A scenario of Ethiopia as a collection of smaller autonomous (for some dreamers, even ‘independent’) states, sounds somewhat absurd, and would lead such a fragmented ex-Ethiopia to be the plaything of its neighbours Kenya, Sudan, Egypt and perhaps even Eritrea. This is unlikely to happen. But surely, what is needed now is to have the elections held, with solid party debates and deliberations across the spectrum, and reinforcing the reform agenda commenced in April 2018. That agenda provides a framework for opportunities for renewed development and democratization — a framework that the country will not easily find again. Past narratives of ‘historical grievances’ have been utterly repetitive, sectarian and regressive. The future of Ethiopia does not lie in rehearsing the past, but in overcoming it and moving forward.

Notes

(1) A trajectory of obfuscation and deceit has marked them, with many victims, and a skewed economy (despite the GPD growth rate and the new dynamism they have realized).

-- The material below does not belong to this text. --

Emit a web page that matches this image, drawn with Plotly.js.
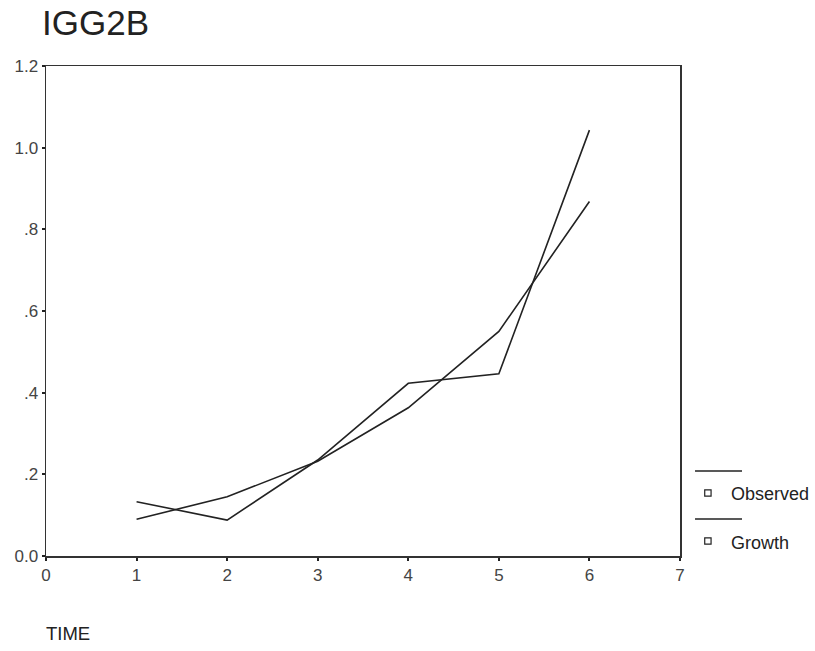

Cf. already: Ivo Strecker, ‘TPLF Strategies of deceit, a reminder’. February 11, 2021 (at: https://sites.tufts.edu/reinventingpeace/2021/02/11/tplf-strategies-of-deceit-a-reminder).

(2) As already mentioned in a report of the (partly government-supported) Ethiopian Human Rights Commission, Brief Monitoring Report on the Situation of Civilians in Humera, Dansha and Bissober, of 18 January 2021.

(3) Indeed, in early November 2020 he had allegedly already taken efforts to get his own wife and kids out of Tigray — with the possible assistance of the US Embassy — and he only appeals to the ordinary people of Tigray.